--- Begin ---

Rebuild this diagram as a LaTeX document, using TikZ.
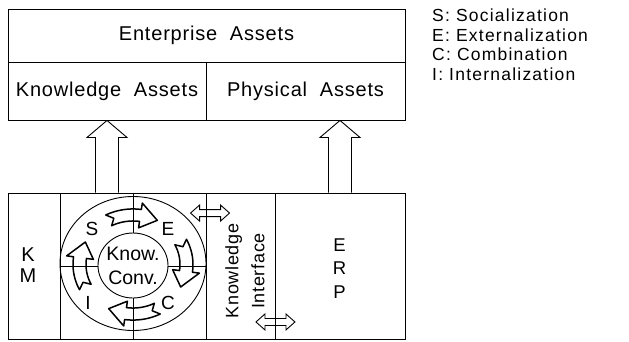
\documentclass[tikz,border=0pt]{standalone}
\usepackage{fontspec}
\setmainfont{Liberation Sans}
\newfontfamily\lblfont[LetterSpace=4,WordSpace=2]{Liberation Sans}
\newfontfamily\legfont[LetterSpace=7]{Liberation Sans}
\usetikzlibrary{calc,shapes.geometric}
\newcommand{\ringarrow}[1]{%
  \draw[carrow] plot[domain={#1-27}:{#1+8}, samples=15] ({60*cos(\x)},{60*sin(\x)})
    -- ({#1+8}:67) -- ({#1+27}:53.5) -- ({#1+8}:40)
    -- plot[domain={#1+8}:{#1-27}, samples=15] ({47*cos(\x)},{47*sin(\x)})
    -- ({#1-21}:53.5) -- cycle;}
\newcommand{\uparrowhollow}[2]{%
  \draw[harrow] ($(#2)+(-11.5,0)$) -- ($(#1)+(-11.5,17)$) -- ($(#1)+(-20,17)$) -- (#1)
    -- ($(#1)+(20,17)$) -- ($(#1)+(11.5,17)$) -- ($(#2)+(11.5,0)$);}
\newcommand{\dblarrow}[1]{%
  \draw[harrow] ($(#1)+(-19.5,0)$) -- ($(#1)+(-10.5,-8)$) -- ($(#1)+(-10.5,-3.5)$)
    -- ($(#1)+(10.5,-3.5)$) -- ($(#1)+(10.5,-8)$) -- ($(#1)+(19.5,0)$)
    -- ($(#1)+(10.5,8)$) -- ($(#1)+(10.5,3.5)$) -- ($(#1)+(-10.5,3.5)$)
    -- ($(#1)+(-10.5,8)$) -- cycle;}
\begin{document}
\begin{tikzpicture}[x=1pt,y=-1pt,
  box/.style={draw, line width=0.9pt, inner sep=0pt, align=center,
    font=\lblfont\fontsize{20}{24}\selectfont},
  lbl/.style={inner sep=0pt, align=center, font=\fontsize{19}{23}\selectfont},
  leg/.style={inner sep=0pt, anchor=west, font=\legfont\fontsize{17.5}{19}\selectfont},
  ln/.style={line width=0.9pt},
  carrow/.style={line width=1.5pt, line join=round},
  harrow/.style={line width=0.9pt, line join=miter}]
\useasboundingbox (0,0) rectangle (629,341);
% top boxes
\node[box, minimum width=397, minimum height=53] (ent) at (206.5,35.5) {Enterprise Assets};
\node[box, minimum width=198, minimum height=58] (ka) at (107,91) {Knowledge Assets};
\node[box, minimum width=199, minimum height=58] (pa) at (305.5,91) {Physical Assets};
% bottom boxes
\node[box, minimum width=52, minimum height=146] (km) at (34,266) {};
\node[box, minimum width=146, minimum height=146] (kc) at (133,266) {};
\node[box, minimum width=69, minimum height=146] (ki) at (240.5,266) {};
\node[box, minimum width=130, minimum height=146] (erp) at (340,266) {};
\node[lbl, font=\fontsize{20}{20.5}\selectfont] (kmtext) at (28,265) {K\\M};
\node[lbl, font=\fontsize{18.5}{23.5}\selectfont] (erptext) at (339.5,268.5) {E\\R\\P};
\node[lbl, rotate=90, font=\lblfont\fontsize{18}{26}\selectfont] (kitext) at (245,271) {Knowledge\\Interface};
% ring
\node[draw, ellipse, line width=0.9pt, inner sep=0pt, minimum width=146, minimum height=134] (ring) at (133,263.5) {};
\node[draw, ellipse, line width=0.9pt, inner sep=0pt, minimum width=70, minimum height=65] (conv) at (133,265.5) {};
\node[lbl, font=\fontsize{19.5}{24}\selectfont] (convtext) at (133,265.5) {Know.\\Conv.};
\draw[ln] (kc.north) -- (conv.north);
\draw[ln] (conv.south) -- (kc.south);
\draw[ln] (kc.west) -- (kc.west -| conv.west);
\draw[ln] (kc.east -| conv.east) -- (kc.east);
\node[lbl] (sS) at (92,229) {S};
\node[lbl] (sE) at (168,229) {E};
\node[lbl] (sI) at (88,303) {I};
\node[lbl] (sC) at (168,303) {C};
\begin{scope}[shift={(133,264.5)}, yscale=0.926]
  \ringarrow{-90}
  \ringarrow{0}
  \ringarrow{90}
  \ringarrow{180}
\end{scope}
% up arrows
\coordinate (kaTip) at (ka.south);
\coordinate (kaBase) at (ka.south |- kc.north);
\coordinate (paTip) at (erp.north |- pa.south);
\coordinate (paBase) at (erp.north);
\uparrowhollow{kaTip}{kaBase}
\uparrowhollow{paTip}{paBase}
% double arrows
\coordinate (dTop) at ($(ki.north west)+(4.5,20.5)$);
\coordinate (dBot) at ($(ki.south east)+(0,-17.5)$);
\dblarrow{dTop}
\dblarrow{dBot}
% legend
\node[leg] (lS) at (432,15.5) {S: Socialization};
\node[leg] (lE) at (432,35) {E: Externalization};
\node[leg] (lC) at (432,54.5) {C: Combination};
\node[leg] (lI) at (432,74) {I: Internalization};
\end{tikzpicture}
\end{document}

--- End ---

What you have to do:
Repeat the material above word for word and skip every image in it.

Exercise output:
Rebuild this diagram as a LaTeX document, using TikZ.
\documentclass[tikz,border=0pt]{standalone}
\usepackage{fontspec}
\setmainfont{Liberation Sans}
\newfontfamily\lblfont[LetterSpace=4,WordSpace=2]{Liberation Sans}
\newfontfamily\legfont[LetterSpace=7]{Liberation Sans}
\usetikzlibrary{calc,shapes.geometric}
\newcommand{\ringarrow}[1]{%
  \draw[carrow] plot[domain={#1-27}:{#1+8}, samples=15] ({60*cos(\x)},{60*sin(\x)})
    -- ({#1+8}:67) -- ({#1+27}:53.5) -- ({#1+8}:40)
    -- plot[domain={#1+8}:{#1-27}, samples=15] ({47*cos(\x)},{47*sin(\x)})
    -- ({#1-21}:53.5) -- cycle;}
\newcommand{\uparrowhollow}[2]{%
  \draw[harrow] ($(#2)+(-11.5,0)$) -- ($(#1)+(-11.5,17)$) -- ($(#1)+(-20,17)$) -- (#1)
    -- ($(#1)+(20,17)$) -- ($(#1)+(11.5,17)$) -- ($(#2)+(11.5,0)$);}
\newcommand{\dblarrow}[1]{%
  \draw[harrow] ($(#1)+(-19.5,0)$) -- ($(#1)+(-10.5,-8)$) -- ($(#1)+(-10.5,-3.5)$)
    -- ($(#1)+(10.5,-3.5)$) -- ($(#1)+(10.5,-8)$) -- ($(#1)+(19.5,0)$)
    -- ($(#1)+(10.5,8)$) -- ($(#1)+(10.5,3.5)$) -- ($(#1)+(-10.5,3.5)$)
    -- ($(#1)+(-10.5,8)$) -- cycle;}
\begin{document}
\begin{tikzpicture}[x=1pt,y=-1pt,
  box/.style={draw, line width=0.9pt, inner sep=0pt, align=center,
    font=\lblfont\fontsize{20}{24}\selectfont},
  lbl/.style={inner sep=0pt, align=center, font=\fontsize{19}{23}\selectfont},
  leg/.style={inner sep=0pt, anchor=west, font=\legfont\fontsize{17.5}{19}\selectfont},
  ln/.style={line width=0.9pt},
  carrow/.style={line width=1.5pt, line join=round},
  harrow/.style={line width=0.9pt, line join=miter}]
\useasboundingbox (0,0) rectangle (629,341);
% top boxes
\node[box, minimum width=397, minimum height=53] (ent) at (206.5,35.5) {Enterprise Assets};
\node[box, minimum width=198, minimum height=58] (ka) at (107,91) {Knowledge Assets};
\node[box, minimum width=199, minimum height=58] (pa) at (305.5,91) {Physical Assets};
% bottom boxes
\node[box, minimum width=52, minimum height=146] (km) at (34,266) {};
\node[box, minimum width=146, minimum height=146] (kc) at (133,266) {};
\node[box, minimum width=69, minimum height=146] (ki) at (240.5,266) {};
\node[box, minimum width=130, minimum height=146] (erp) at (340,266) {};
\node[lbl, font=\fontsize{20}{20.5}\selectfont] (kmtext) at (28,265) {K\\M};
\node[lbl, font=\fontsize{18.5}{23.5}\selectfont] (erptext) at (339.5,268.5) {E\\R\\P};
\node[lbl, rotate=90, font=\lblfont\fontsize{18}{26}\selectfont] (kitext) at (245,271) {Knowledge\\Interface};
% ring
\node[draw, ellipse, line width=0.9pt, inner sep=0pt, minimum width=146, minimum height=134] (ring) at (133,263.5) {};
\node[draw, ellipse, line width=0.9pt, inner sep=0pt, minimum width=70, minimum height=65] (conv) at (133,265.5) {};
\node[lbl, font=\fontsize{19.5}{24}\selectfont] (convtext) at (133,265.5) {Know.\\Conv.};
\draw[ln] (kc.north) -- (conv.north);
\draw[ln] (conv.south) -- (kc.south);
\draw[ln] (kc.west) -- (kc.west -| conv.west);
\draw[ln] (kc.east -| conv.east) -- (kc.east);
\node[lbl] (sS) at (92,229) {S};
\node[lbl] (sE) at (168,229) {E};
\node[lbl] (sI) at (88,303) {I};
\node[lbl] (sC) at (168,303) {C};
\begin{scope}[shift={(133,264.5)}, yscale=0.926]
  \ringarrow{-90}
  \ringarrow{0}
  \ringarrow{90}
  \ringarrow{180}
\end{scope}
% up arrows
\coordinate (kaTip) at (ka.south);
\coordinate (kaBase) at (ka.south |- kc.north);
\coordinate (paTip) at (erp.north |- pa.south);
\coordinate (paBase) at (erp.north);
\uparrowhollow{kaTip}{kaBase}
\uparrowhollow{paTip}{paBase}
% double arrows
\coordinate (dTop) at ($(ki.north west)+(4.5,20.5)$);
\coordinate (dBot) at ($(ki.south east)+(0,-17.5)$);
\dblarrow{dTop}
\dblarrow{dBot}
% legend
\node[leg] (lS) at (432,15.5) {S: Socialization};
\node[leg] (lE) at (432,35) {E: Externalization};
\node[leg] (lC) at (432,54.5) {C: Combination};
\node[leg] (lI) at (432,74) {I: Internalization};
\end{tikzpicture}
\end{document}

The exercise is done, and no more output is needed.